In a landlord-tenant dispute, the tenant (P) sued the landlord (D), seeking damages for property allegedly destroyed by D. P sought damages for loss of the property and emotional distress, plus attorney fees and costs.
On a standard form used under MPR 1.2 (matters subject to arbitration), P stated that the total damages exceeded $50,000, but that for purposes of qualifying for arbitration, P waived claims in excess of that amount.
The case went to mandatory arbitration, where P was awarded $45,000 in damages, $27,300 in attorney fees, and $975 in statutory costs. According to the court, D requested a trial de novo but then withdrew the request.
D then sought entry of a judgment on the arbitrator’s award, but with a modification. D argued that under applicable statutes, the arbitrator had no authority to award a total amount exceeding $50,000, plus statutory costs and interest.
The trial court disagreed with D. The trial court ruled that the $27,300 in attorney fees did not count towards the $50,000 maximum and refused to reduce the total amount awarded by the arbitrator.
After the trial court entered a judgment confirming the full amount awarded by the arbitrator, D filed an appeal with the Court of Appeals.
P then moved to have D’s appeal dismissed on the basis that under MAR 6.3, the judgment was not appealable. D responded by arguing that an appeal should be allowed if the claimed error concerns a defect inherent in the judgment, or the means by which the judgment was obtained.

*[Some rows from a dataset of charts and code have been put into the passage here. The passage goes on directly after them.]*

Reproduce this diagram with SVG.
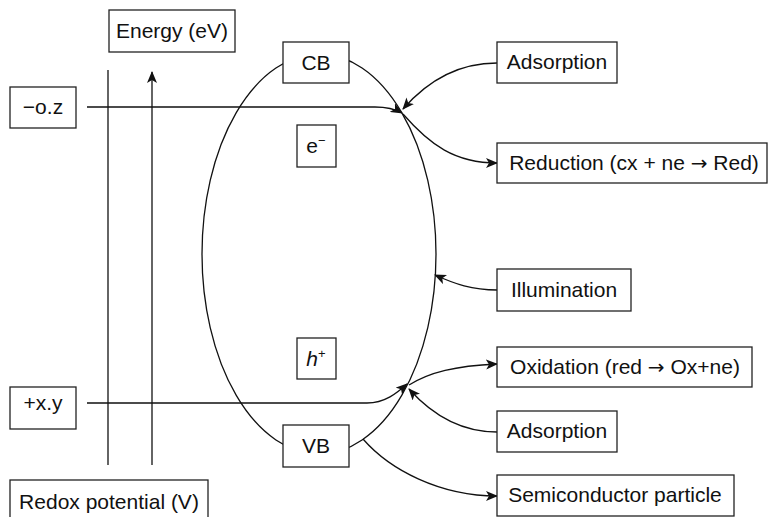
<svg xmlns="http://www.w3.org/2000/svg" width="769" height="517" viewBox="0 0 769 517">
<style>
.box{fill:#fff;stroke:#222;stroke-width:1.3}
.t{font-family:"Liberation Sans",Arial,sans-serif;font-size:21px;fill:#111;text-anchor:middle}
.ln{fill:none;stroke:#111;stroke-width:1.3}
.ar{fill:none;stroke:#111;stroke-width:1.3;marker-end:url(#ah)}
.sym{font-family:"DejaVu Sans",sans-serif;font-size:20px}
</style>
<defs>
<marker id="ah" viewBox="0 0 12 10" refX="11" refY="5" markerWidth="12" markerHeight="10" markerUnits="userSpaceOnUse" orient="auto">
<path d="M0,0 L12,5 L0,10 L3,5 Z" fill="#111"/>
</marker>
</defs>
<rect width="769" height="517" fill="#fff"/>
<g id="axes">
<line class="ln" x1="108" y1="70" x2="108" y2="465"/>
<line class="ar" x1="152" y1="465" x2="152" y2="72"/>
</g>
<g id="particle">
<ellipse class="ln" cx="319" cy="254" rx="117" ry="200"/>
</g>
<g id="connectors">
<path class="ar" d="M497,63 C460,63 430,78 403,109"/>
<path class="ar" d="M87,107 L375,107 C387,107 395,109 402,113"/>
<path class="ar" d="M403,114 C430,145 455,163 497,163"/>
<path class="ar" d="M497,290 C472,290 455,284 435,275"/>
<path class="ar" d="M87,403 L367,403 C385,403 397,393 407,384"/>
<path class="ar" d="M409,385 C430,372 455,366 497,364"/>
<path class="ar" d="M497,432 C465,432 435,418 409,389"/>
<path class="ar" d="M363,439 C390,470 440,496 497,496"/>
</g>
<g id="energy"><rect class="box" x="109" y="10" width="126" height="42"/><text class="t" x="172" y="38">Energy (eV)</text></g>
<g id="oz"><rect class="box" x="10" y="87" width="66" height="41"/><text class="t" x="43" y="114">−o.z</text></g>
<g id="xy"><rect class="box" x="10" y="387" width="66" height="42"/><text class="t" x="43" y="410">+x.y</text></g>
<g id="redox"><rect class="box" x="10" y="480" width="198" height="45"/><text class="t" x="109" y="509">Redox potential (V)</text></g>
<g id="cb"><rect class="box" x="283" y="42" width="66" height="41"/><text class="t" x="316" y="70">CB</text></g>
<g id="e"><rect class="box" x="297" y="125" width="39" height="42"/><text class="t" x="316" y="153">e<tspan font-size="13" dy="-8">−</tspan></text></g>
<g id="h"><rect class="box" x="297" y="338" width="39" height="41"/><text class="t" x="316" y="366"><tspan font-style="italic">h</tspan><tspan font-size="13" dy="-8">+</tspan></text></g>
<g id="vb"><rect class="box" x="283" y="425" width="66" height="42"/><text class="t" x="316" y="453">VB</text></g>
<g id="ads1"><rect class="box" x="497" y="42" width="120" height="41"/><text class="t" x="557" y="69">Adsorption</text></g>
<g id="red"><rect class="box" x="497" y="143" width="270" height="40"/><text class="t" x="634" y="170">Reduction (cx + ne <tspan class="sym">→</tspan> Red)</text></g>
<g id="ill"><rect class="box" x="497" y="269" width="134" height="42"/><text class="t" x="564" y="297">Illumination</text></g>
<g id="ox"><rect class="box" x="497" y="347" width="255" height="40"/><text class="t" x="625" y="374">Oxidation (red <tspan class="sym">→</tspan> Ox+ne)</text></g>
<g id="ads2"><rect class="box" x="497" y="411" width="120" height="41"/><text class="t" x="557" y="438">Adsorption</text></g>
<g id="semi"><rect class="box" x="497" y="475" width="237" height="41"/><text class="t" x="615" y="502">Semiconductor particle</text></g>
</svg>
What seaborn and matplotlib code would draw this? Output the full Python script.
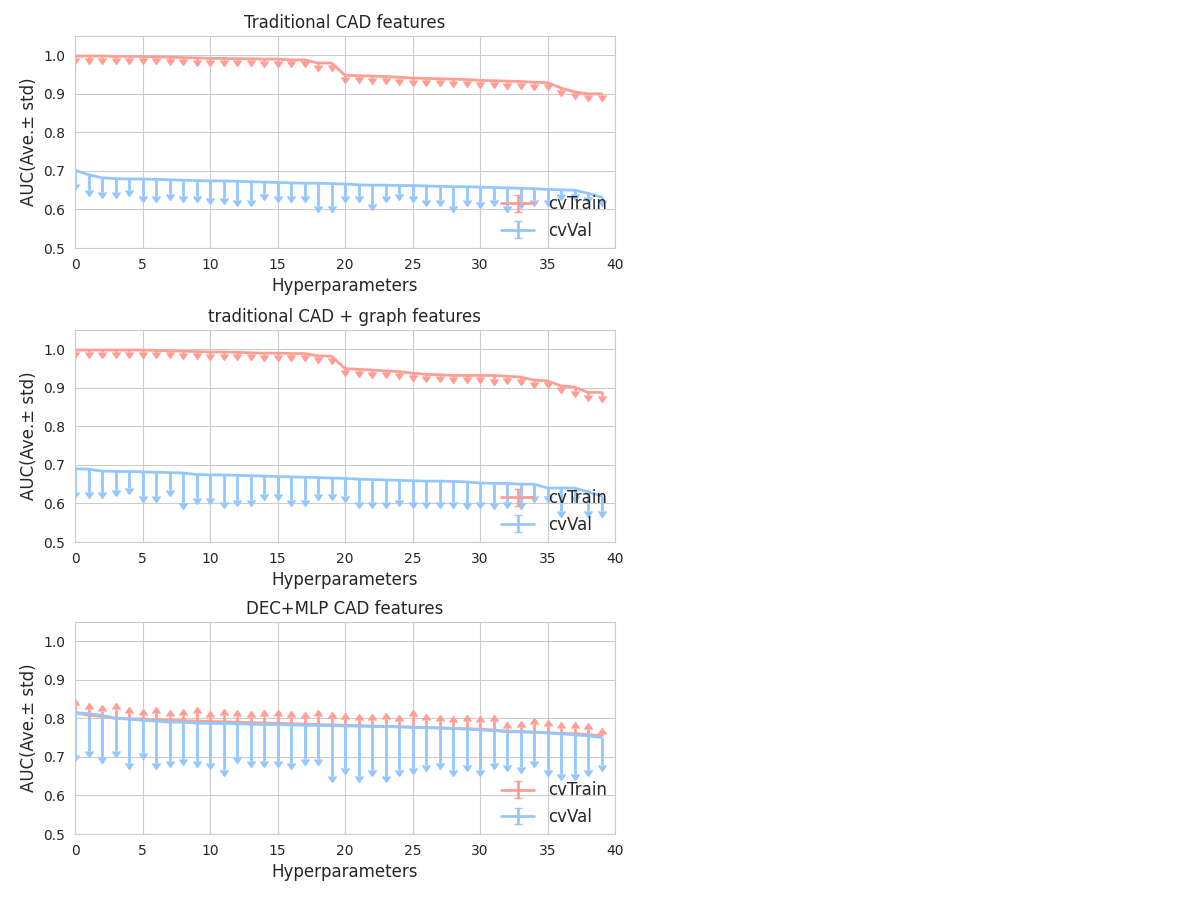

The Court of Appeals agreed with P and dismissed the appeal. The court said that if D believed the judgment was inherently defective, or that it was obtained by improper means, D’s remedy was a motion to vacate under CR 60. The court said the judgment on the arbitration award could not be challenged by an appeal to the Court of Appeals. Period. End of story.
Lest the reader miss the point, the Court of Appeals then awarded additional attorney fees to P for having to respond to D’s frivolous appeal. Dill v. Michelson Realty Co., 152 Wn.App. 815, 219 P.3d 726 (2009) (Div.2, Van Deren, J.).